(TASK BRIEF): Filter out everything except lines holding "chart".
● ● ● ● ● ● ●
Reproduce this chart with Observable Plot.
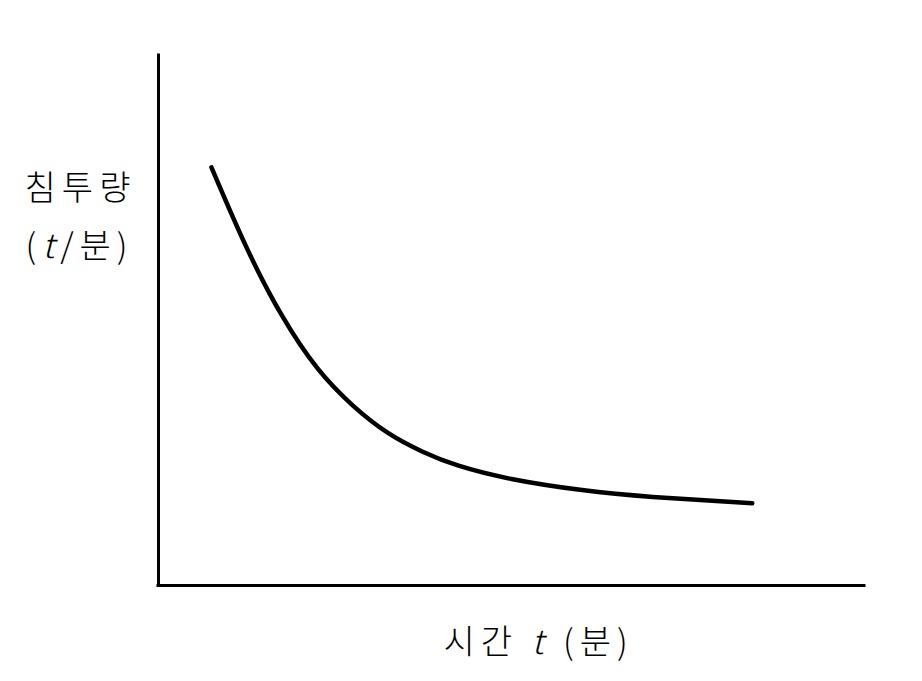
<!DOCTYPE html>
<html>
<head>
<meta charset="utf-8">
<script src="https://cdn.jsdelivr.net/npm/d3@7"></script>
<script src="https://cdn.jsdelivr.net/npm/@observablehq/plot@0.6"></script>
<style>
  html, body { margin: 0; padding: 0; background: #fff; }
</style>
</head>
<body>
<div id="chart"></div>
<script>
// time t (arbitrary units) and infiltration rate (arbitrary units)
const time = [0.75, 1.25, 1.75, 2.25, 2.75, 3.25, 3.75, 4.25, 5.0, 6.0, 7.0, 8.41];
const rate = [7.89, 6.37, 5.09, 4.10, 3.40, 2.88, 2.52, 2.26, 2.01, 1.80, 1.67, 1.55];
const yLabelLines = ["침투량", "(t/분)"];
const xLabel = "시간 t (분)";

const data = time.map((t, i) => ({t, r: rate[i]}));
const font = "'Noto Sans CJK KR', 'Noto Sans', sans-serif";
const labelStyle = {fontSize: 34, fontWeight: 300, fill: "#000", textAnchor: "middle", lineAnchor: "middle", text: d => d};

const chart = Plot.plot({
  width: 922,
  height: 681,
  marginLeft: 158,
  marginRight: 58,
  marginTop: 55,
  marginBottom: 96,
  x: {domain: [0, 10], axis: null},
  y: {domain: [0, 10], axis: null},
  style: {fontFamily: font, background: "#fff"},
  marks: [
    Plot.ruleX([0], {stroke: "#000", strokeWidth: 3, strokeLinecap: "square"}),
    Plot.ruleY([0], {stroke: "#000", strokeWidth: 3, strokeLinecap: "square"}),
    Plot.line(data, {x: "t", y: "r", curve: "natural", stroke: "#000", strokeWidth: 4.5}),
    Plot.text([yLabelLines[0]], {...labelStyle, frameAnchor: "top-left", dx: -78, dy: 134}),
    Plot.text([yLabelLines[1]], {...labelStyle, frameAnchor: "top-left", dx: -79, dy: 192}),
    Plot.text([xLabel], {...labelStyle, frameAnchor: "bottom-left", dx: 380, dy: 58})
  ]
});
document.getElementById("chart").appendChild(chart);

// italicise the variable "t" in the labels and widen letter spacing
d3.select(chart).selectAll("text").each(function() {
  const s = this.textContent;
  const el = d3.select(this).attr("letter-spacing", 6);
  const i = s.indexOf("t");
  if (i < 0) return;
  el.text(null);
  el.append("tspan").text(s.slice(0, i));
  el.append("tspan").attr("font-style", "italic").text("t");
  el.append("tspan").text(s.slice(i + 1));
});
</script>
</body>
</html>
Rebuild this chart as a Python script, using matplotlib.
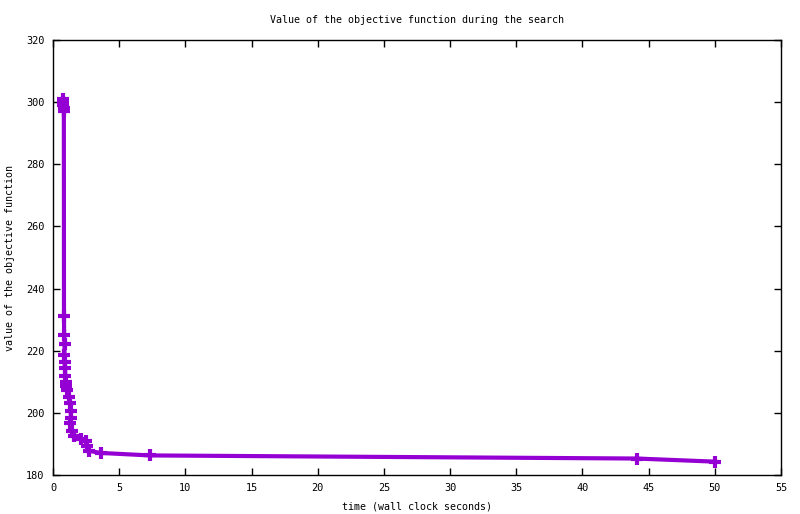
import matplotlib
matplotlib.use("Agg")
import matplotlib.pyplot as plt

# search trace: wall clock seconds vs objective value
time_s = [0.74, 0.76, 0.78, 0.80, 0.82, 0.83, 0.84, 0.88, 0.86, 0.88, 0.90, 0.93,
          0.96, 1.00, 1.05, 1.22, 1.29, 1.34, 1.36, 1.32, 1.46, 1.59, 2.10,
          2.50, 2.56, 2.70, 3.60, 7.30, 44.1, 50.0]
objective = [301.0, 300.0, 299.0, 298.0, 297.0, 231.1, 225.1, 222.3, 218.5, 216.5,
             214.5, 212.0, 210.0, 208.5, 207.5, 205.0, 203.3, 200.6, 198.5, 196.8,
             194.1, 192.4, 191.6, 190.8, 189.2, 187.8, 187.1, 186.3, 185.3, 184.3]

xticks = list(range(0, 56, 5))
yticks = list(range(180, 321, 20))

plt.rcParams["font.family"] = ["DejaVu Sans Mono"]
plt.rcParams["font.size"] = 7.2

fig = plt.figure(figsize=(8, 5.14), dpi=100)
ax = fig.add_axes([53 / 800, 1 - 475 / 514, 728 / 800, 435 / 514])

ax.plot(time_s, objective, color="#9400d3", linewidth=3.0,
        marker="+", markersize=8, markeredgewidth=3.0, solid_joinstyle="miter")

ax.set_xlim(0, 55)
ax.set_ylim(180, 320)
ax.set_xticks(xticks)
ax.set_yticks(yticks)
ax.tick_params(direction="in", top=True, right=True, length=5, width=1, pad=6,
               labelsize=7.4)
for s in ax.spines.values():
    s.set_linewidth(1)

ax.set_title("Value of the objective function during the search",
             fontsize=7.2, pad=12)
ax.set_xlabel("time (wall clock seconds)", fontsize=7.2, labelpad=6)
ax.set_ylabel("value of the objective function", fontsize=7.2, labelpad=8)

fig.savefig("out.png", dpi=100)
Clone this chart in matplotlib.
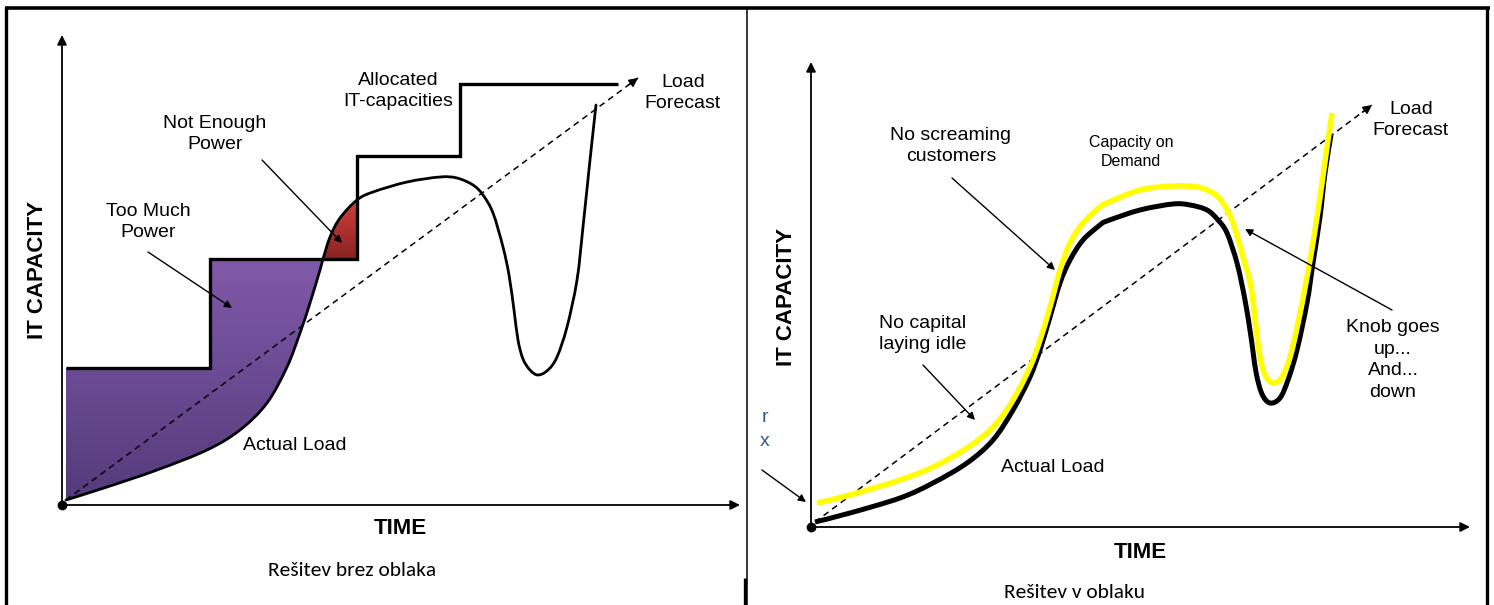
import numpy as np
import matplotlib
matplotlib.use("Agg")
import matplotlib.pyplot as plt
from matplotlib import font_manager
from matplotlib.patches import PathPatch
from matplotlib.path import Path
from matplotlib.lines import Line2D
from matplotlib.colors import LinearSegmentedColormap

# ---------------- data (time, capacity) ----------------
# Left panel: solution without cloud
left_load_t = [4, 45, 95, 145, 178, 205, 225, 238, 248, 258, 261, 268, 278, 295, 311, 345, 378, 395,
               411, 421, 431, 441, 447, 452, 456, 461, 468, 476, 486, 495, 505, 515, 521, 528, 534]
left_load_c = [5, 18, 35, 55, 75, 102, 138, 172, 202, 235, 246, 268, 287, 305, 313, 323, 328, 327,
               320, 310, 292, 258, 230, 195, 165, 146, 135, 130, 135, 148, 178, 225, 278, 345, 400]
step_edges = [4, 148, 295, 398, 556]
step_levels = [137, 246, 349, 421]
left_forecast_t = [4, 576]
left_forecast_c = [5, 427]

# Right panel: solution in cloud
right_load_t = [4, 39, 89, 122, 156, 182, 202, 219, 229, 239, 249, 259, 272, 289, 296, 329, 362, 379,
                396, 407, 416, 426, 434, 440, 445, 451, 459, 469, 477, 486, 496, 502, 509, 514, 520]
right_load_c = [5, 14, 29, 44, 64, 87, 117, 150, 177, 210, 244, 267, 287, 302, 306, 317, 323, 322,
                317, 307, 294, 264, 227, 190, 155, 133, 124, 129, 147, 177, 224, 264, 310, 354, 392]
right_cap_t = [6, 39, 89, 122, 156, 182, 202, 219, 229, 239, 249, 259, 272, 289, 296, 329, 362, 386,
               402, 412, 422, 432, 440, 445, 449, 454, 462, 471, 479, 487, 496, 504, 511, 516, 521]
right_cap_c = [24, 32, 47, 60, 79, 100, 127, 160, 187, 220, 257, 284, 304, 320, 324, 337, 341, 340,
               334, 324, 304, 270, 240, 200, 170, 152, 144, 150, 170, 204, 250, 297, 344, 380, 414]
right_forecast_t = [4, 561]
right_forecast_c = [5, 422]

# ---------------- fonts ----------------
avail = {f.name for f in font_manager.fontManager.ttflist}
LAB = "Liberation Sans" if "Liberation Sans" in avail else "DejaVu Sans"
CAP = "Carlito" if "Carlito" in avail else ("Lato" if "Lato" in avail else "DejaVu Sans")

W, H = 1494, 605
fig = plt.figure(figsize=(W / 100, H / 100), dpi=100)
fig.patch.set_facecolor("white")

axL = fig.add_axes([0, 0, 747 / W, 1])
axL.set_xlim(-62, 685)
axL.set_ylim(-100, 505)
axR = fig.add_axes([747 / W, 0, 747 / W, 1])
axR.set_xlim(-64, 683)
axR.set_ylim(-78, 527)
for ax in (axL, axR):
    ax.axis("off")


def bezier_segments(t, c):
    """Cubic Bezier segments passing through the read points (Catmull-Rom tangents)."""
    P = np.column_stack([t, c]).astype(float)
    n = len(P)
    segs = []
    for i in range(n - 1):
        p0 = P[max(i - 1, 0)]
        p1, p2 = P[i], P[i + 1]
        p3 = P[min(i + 2, n - 1)]
        segs.append((p1, p1 + (p2 - p0) / 6.0, p2 - (p3 - p1) / 6.0, p2))
    return segs


def seg_path(segs, reverse=False):
    verts, codes = [], []
    if reverse:
        segs = [(s[3], s[2], s[1], s[0]) for s in segs[::-1]]
    for s in segs:
        verts += [s[1], s[2], s[3]]
        codes += [Path.CURVE4] * 3
    return segs[0][0], verts, codes


def draw_curve(ax, t, c, **kw):
    start, v, cd = seg_path(bezier_segments(t, c))
    path = Path([start] + v, [Path.MOVETO] + cd)
    ax.add_patch(PathPatch(path, facecolor="none", **kw))


def axes_arrows(ax, xend, yend):
    ap = dict(arrowstyle="-|>", color="black", lw=1.3, mutation_scale=14, shrinkA=0, shrinkB=0)
    ax.annotate("", xy=(0, yend), xytext=(0, 0), arrowprops=ap)
    ax.annotate("", xy=(xend, 0), xytext=(0, 0), arrowprops=ap)
    ax.plot([0], [0], "o", color="black", ms=6, zorder=5)


def forecast(ax, t, c):
    ax.plot(t, c, color="black", lw=1.1, ls=(0, (4, 3)), zorder=3)
    dx, dy = t[1] - t[0], c[1] - c[0]
    n = np.hypot(dx, dy)
    ax.annotate("", xy=(t[1], c[1]), xytext=(t[1] - 12 * dx / n, c[1] - 12 * dy / n),
                arrowprops=dict(arrowstyle="-|>", color="black", lw=1.1, mutation_scale=13,
                                shrinkA=0, shrinkB=0), zorder=3)


def pointer(ax, start, end):
    ax.annotate("", xy=end, xytext=start,
                arrowprops=dict(arrowstyle="-|>", color="black", lw=1.0, mutation_scale=11,
                                shrinkA=0, shrinkB=0), zorder=6)


def gradient_fill(ax, path, top_col, bot_col):
    patch = PathPatch(path, facecolor="none", edgecolor="none")
    ax.add_patch(patch)
    cmap = LinearSegmentedColormap.from_list("g", [bot_col, top_col])
    grad = np.linspace(0, 1, 256).reshape(-1, 1)
    ext = path.get_extents()
    im = ax.imshow(grad, cmap=cmap, origin="lower",
                   extent=[ext.x0, ext.x1, ext.y0, ext.y1],
                   aspect="auto", zorder=1, interpolation="bilinear")
    im.set_clip_path(patch)


# ---------------- left panel ----------------
lt = np.array(left_load_t)
lc = np.array(left_load_c)
segsL = bezier_segments(lt, lc)
k = int(np.argmin(np.abs(lc - step_levels[1])))          # load meets 2nd allocation level
j = int(np.argmin(np.abs(lt - step_edges[2])))           # load at the 2nd step edge

# purple: allocated capacity above actual load
start = [(step_edges[0], step_levels[0])]
lines = [(step_edges[1], step_levels[0]), (step_edges[1], step_levels[1]), (lt[k], step_levels[1])]
_, cv, cc = seg_path(segsL[:k], reverse=True)
verts = start + lines + cv + [start[0]]
codes = [Path.MOVETO] + [Path.LINETO] * 3 + cc + [Path.CLOSEPOLY]
gradient_fill(axL, Path(verts, codes), "#8159AA", "#543B7B")

# red: actual load above allocated capacity
s0, cv, cc = seg_path(segsL[k:j])
verts = [s0] + cv + [(step_edges[2], step_levels[1]), s0]
codes = [Path.MOVETO] + cc + [Path.LINETO, Path.CLOSEPOLY]
gradient_fill(axL, Path(verts, codes), "#D0413C", "#8A2222")

axL.stairs(step_levels, step_edges, baseline=None, color="black", lw=2.4, zorder=4)
draw_curve(axL, lt, lc, edgecolor="black", lw=2.0, zorder=4, capstyle="round")
forecast(axL, left_forecast_t, left_forecast_c)
axes_arrows(axL, 678, 470)

tk = dict(family=LAB, fontsize=14, ha="center", va="center", linespacing=1.3, zorder=7)
axL.text(-24, 235, "IT CAPACITY", rotation=90, family=LAB, fontsize=16, fontweight="bold",
         ha="center", va="center")
axL.text(338, -23, "TIME", family=LAB, fontsize=16, fontweight="bold", ha="center", va="center")
axL.text(290, -65, "Rešitev brez oblaka", family=CAP, fontsize=15.4, ha="center", va="center")
axL.text(336, 414, "Allocated\nIT-capacities", **tk)
axL.text(621, 412, "Load\nForecast", **tk)
axL.text(153, 371, "Not Enough\nPower", **tk)
axL.text(86, 283, "Too Much\nPower", **tk)
axL.text(233, 60, "Actual Load", **tk)
pointer(axL, (200, 345), (280, 262))
pointer(axL, (86, 253), (170, 197))

# ---------------- right panel ----------------
draw_curve(axR, right_load_t, right_load_c, edgecolor="black", lw=3.6, zorder=4, capstyle="butt")
draw_curve(axR, right_cap_t, right_cap_c, edgecolor="#FFFF00", lw=4.0, zorder=5, capstyle="butt")
forecast(axR, right_forecast_t, right_forecast_c)
axes_arrows(axR, 659, 465)

axR.text(-24, 230, "IT CAPACITY", rotation=90, family=LAB, fontsize=16, fontweight="bold",
         ha="center", va="center")
axR.text(329, -26, "TIME", family=LAB, fontsize=16, fontweight="bold", ha="center", va="center")
axR.text(264, -65, "Rešitev v oblaku", family=CAP, fontsize=15.4, ha="center", va="center")
axR.text(140, 381, "No screaming\ncustomers", **tk)
axR.text(320, 375, "Capacity on\nDemand", **{**tk, "fontsize": 11.5})
axR.text(112, 193, "No capital\nlaying idle", **tk)
axR.text(582, 167, "Knob goes\nup...\nAnd...\ndown", **{**tk, "linespacing": 1.35})
axR.text(600, 407, "Load\nForecast", **tk)
axR.text(242, 59, "Actual Load", **tk)
axR.text(-46, 109, "r", family=LAB, fontsize=14, color="#2F5A8A", ha="center", va="center")
axR.text(-46, 85, "x", family=LAB, fontsize=14, color="#2F5A8A", ha="center", va="center")
pointer(axR, (141, 349), (244, 257))
pointer(axR, (112, 162), (164, 107))
pointer(axR, (581, 217), (434, 298))
pointer(axR, (-49, 57), (-5, 25))


# ---------------- frame lines ----------------
def fline(x, y, lw):
    fig.add_artist(Line2D(np.array(x) / W, 1 - np.array(y) / H, color="black", lw=lw,
                          transform=fig.transFigure, solid_capstyle="butt"))


fline([5, 1490], [8, 8], 2.6)
fline([6, 6], [7, 605], 2.4)
fline([1487, 1487], [7, 605], 2.4)
fline([747, 747], [7, 605], 1.1)
fline([745, 745], [578, 605], 2.4)

fig.savefig("out.png", dpi=100, facecolor="white")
● ● ● ● ● ● ●
(RESULT FOR THIS EXERCISE):
Reproduce this chart with Observable Plot.
<div id="chart"></div>
const chart = Plot.plot({
document.getElementById("chart").appendChild(chart);
d3.select(chart).selectAll("text").each(function() {
Rebuild this chart as a Python script, using matplotlib.
Clone this chart in matplotlib.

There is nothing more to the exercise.